Personal information
- Full name: Brendon Parker
- Born: 23 March 1971 (age 55)
- Original team: Nathalia/Tongala
- Height: 182 cm (6 ft 0 in)
- Weight: 84 kg (185 lb)
- Position: Centre half forward

Playing career^{1}
- Years: Club / Games (Goals)
- 1992–1993: Carlton / 5 (3)
- ^{1} Playing statistics correct to the end of 1993.

= Brendan Parker =

Australian rules footballer

Brendon Parker (born 23 March 1971) is a former Australian rules footballer who played with Carlton in the Australian Football League (AFL).

A centre half forward from Nathalia in the Murray Football League, Parker moved to Tongala in 1991 and won the Morrison Medal, Goulburn Valley Football League best and fairest in his first season.

He was subsequently drafted by Carlton. Given limited senior opportunities in his two seasons with the Blues, Parker only managed five AFL games despite playing well in the reserves where he kicked 90 goals from 35 matches.

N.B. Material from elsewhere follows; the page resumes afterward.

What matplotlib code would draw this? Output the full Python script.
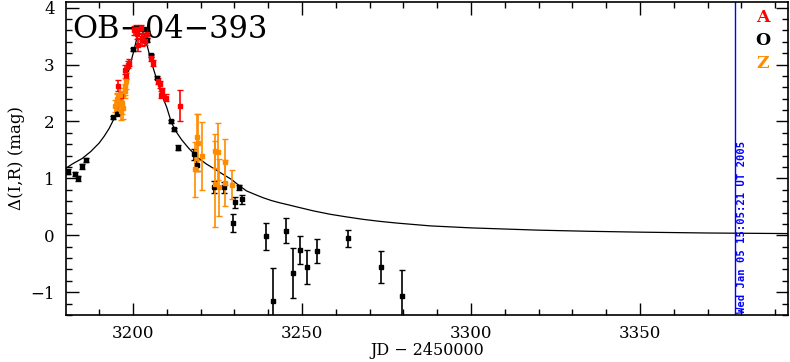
import matplotlib
matplotlib.use('Agg')
import matplotlib.pyplot as plt
from matplotlib.ticker import MultipleLocator

# A (red)
a_jd = [3195.6, 3196.4, 3197.6, 3198.1, 3198.6, 3198.9, 3200.4, 3200.8, 3201.1, 3201.6,
        3202.4, 3202.6, 3202.8, 3203.6, 3204.1, 3205.5, 3206.0, 3207.5, 3208.0, 3208.2,
        3208.5, 3209.8, 3213.9]
a_mag = [2.63, 2.44, 2.91, 2.80, 3.00, 3.03, 3.60, 3.63, 3.53, 3.35,
         3.64, 3.44, 3.47, 3.41, 3.53, 3.12, 3.03, 2.71, 2.65, 2.47,
         2.53, 2.42, 2.28]
a_err = [0.10, 0.08, 0.08, 0.06, 0.06, 0.06, 0.08, 0.06, 0.08, 0.12,
         0.05, 0.12, 0.06, 0.06, 0.06, 0.05, 0.05, 0.06, 0.06, 0.06,
         0.06, 0.06, 0.27]

# O (black)
o_jd = [3180.7, 3182.8, 3183.8, 3185.0, 3186.1, 3194.2, 3195.2, 3200.0, 3201.0, 3202.1,
        3203.2, 3204.1, 3205.5, 3207.0, 3211.2, 3212.2, 3213.2, 3218.1, 3219.1, 3224.0,
        3227.0, 3229.5, 3230.2, 3231.4, 3232.3, 3239.4, 3241.5, 3245.4, 3247.4, 3249.4,
        3251.5, 3254.5, 3263.5, 3273.5, 3279.5]
o_mag = [1.12, 1.08, 1.00, 1.21, 1.32, 2.07, 2.14, 3.27, 3.64, 3.64,
         3.63, 3.43, 3.16, 2.77, 2.00, 1.86, 1.54, 1.42, 1.23, 0.85,
         0.84, 0.22, 0.58, 0.84, 0.63, -0.02, -1.15, 0.08, -0.67, -0.26,
         -0.56, -0.28, -0.05, -0.55, -1.07]
o_err = [0.04, 0.03, 0.04, 0.04, 0.04, 0.03, 0.03, 0.03, 0.02, 0.02,
         0.02, 0.03, 0.03, 0.03, 0.03, 0.03, 0.05, 0.10, 0.10, 0.10,
         0.10, 0.16, 0.10, 0.05, 0.08, 0.23, 0.58, 0.22, 0.44, 0.24,
         0.30, 0.21, 0.15, 0.28, 0.46]

# Z (orange)
z_jd = [3194.7, 3195.2, 3195.4, 3195.9, 3196.2, 3196.5, 3196.7, 3197.1, 3197.6, 3197.8,
        3198.1, 3218.3, 3219.0, 3219.3, 3220.3, 3224.3, 3224.3, 3225.2, 3225.4, 3227.2,
        3227.2, 3229.2]
z_mag = [2.27, 2.39, 2.35, 2.30, 2.47, 2.18, 2.33, 2.24, 2.53, 2.62,
         2.72, 1.16, 1.73, 1.63, 1.39, 1.48, 0.90, 1.47, 0.84, 1.29,
         0.92, 0.89]
z_err = [0.10, 0.10, 0.15, 0.15, 0.12, 0.15, 0.20, 0.20, 0.12, 0.15,
         0.15, 0.48, 0.40, 0.50, 0.60, 0.30, 0.75, 0.50, 0.50, 0.40,
         0.40, 0.26]

# model curve
model_jd = [3180, 3182, 3185, 3187.5, 3190, 3191.5, 3193, 3195, 3196, 3197,
            3198, 3199, 3200, 3201, 3202, 3202.4, 3203, 3203.5, 3204.2, 3205,
            3206, 3207, 3208, 3209, 3210, 3211.4, 3212.8, 3214.4, 3216.5, 3219.3,
            3221.8, 3224.3, 3226.7, 3229.2, 3231.3, 3233.6, 3236, 3238.5, 3241,
            3243.5, 3246, 3248.4, 3253.3, 3258.3, 3263, 3268.1, 3273, 3278,
            3288, 3300, 3310, 3320, 3335, 3350, 3370, 3394]
model_mag = [1.17, 1.25, 1.35, 1.47, 1.62, 1.74, 1.88, 2.12, 2.28, 2.48,
             2.70, 2.95, 3.18, 3.42, 3.60, 3.64, 3.56, 3.48, 3.34, 3.15,
             2.94, 2.75, 2.56, 2.40, 2.25, 1.98, 1.82, 1.68, 1.53, 1.36,
             1.25, 1.16, 1.07, 0.98, 0.88, 0.78, 0.72, 0.66, 0.61,
             0.57, 0.535, 0.50, 0.43, 0.37, 0.325, 0.28, 0.245, 0.215,
             0.165, 0.13, 0.11, 0.09, 0.07, 0.055, 0.04, 0.03]

now_jd = 3378
stamp = 'Wed Jan 05 15:05:21 UT 2005'

serif = 'DejaVu Serif'
fig = plt.figure(figsize=(7.9, 3.62), dpi=100)
ax = fig.add_axes([0.0835, 0.13, 0.914, 0.8645])

ax.plot(model_jd, model_mag, color='black', lw=0.9, zorder=2)

for jd, mag, err, col in [(o_jd, o_mag, o_err, 'black'),
                          (a_jd, a_mag, a_err, '#ff0000'),
                          (z_jd, z_mag, z_err, '#ff8c00')]:
    ax.errorbar(jd, mag, yerr=err, fmt='s', color=col, ms=2.8, lw=1.2,
                capsize=2, capthick=1.0, zorder=3)

ax.axvline(now_jd, color='#0000ff', lw=1.0)
ax.text(now_jd + 0.6, -1.37, stamp, rotation=90, color='#0000ff',
        fontsize=7.6, family='DejaVu Sans Mono', fontweight='bold',
        ha='left', va='bottom')

ax.text(0.009, 0.885, 'OB\u221204\u2212393', transform=ax.transAxes,
        fontsize=22, family=serif, va='baseline', ha='left')

for i, (lab, col) in enumerate([('A', '#ff0000'), ('O', 'black'), ('Z', '#ff8c00')]):
    ax.text(0.965, 0.95 - i * 0.073, lab, transform=ax.transAxes, color=col,
            fontsize=12.5, family=serif, fontweight='bold', ha='center', va='center')

ax.set_xlim(3180.2, 3393.8)
ax.set_ylim(-1.4, 4.1)
ax.xaxis.set_major_locator(MultipleLocator(50))
ax.xaxis.set_minor_locator(MultipleLocator(10))
ax.yaxis.set_major_locator(MultipleLocator(1))
ax.yaxis.set_minor_locator(MultipleLocator(0.2))
ax.tick_params(which='both', direction='in', top=True, right=True, width=1.0)
ax.tick_params(which='major', length=9, labelsize=12)
ax.tick_params(axis='x', which='major', pad=7)
ax.tick_params(axis='y', which='major', pad=8)
ax.tick_params(which='minor', length=4.5)
ax.set_yticks([-1, 0, 1, 2, 3, 4])
ax.set_yticklabels(['\u22121', '0', '1', '2', '3', '4'])
for lab in ax.get_xticklabels() + ax.get_yticklabels():
    lab.set_family(serif)
for s in ax.spines.values():
    s.set_linewidth(1.2)

ax.set_xlabel('JD \u2212 2450000', family=serif, fontsize=11.5, labelpad=0)
ax.set_ylabel('\u0394(I,R) (mag)', family=serif, fontsize=12, labelpad=4)

fig.savefig('out.png', dpi=100)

After being delisted at the end of 1993, Parker moved to play for North Adelaide in the South Australian National Football League. He played over 100 games for North Adelaide between 1995 and 1999.

Parker then returned to coach Tongala for two seasons, then moving onto Geelong Football League team, Newtown Chilwell before coming back home Nathalia in 2004, where he won four Murray Football League premierships and kicked over 100 goals in four consecutive seasons.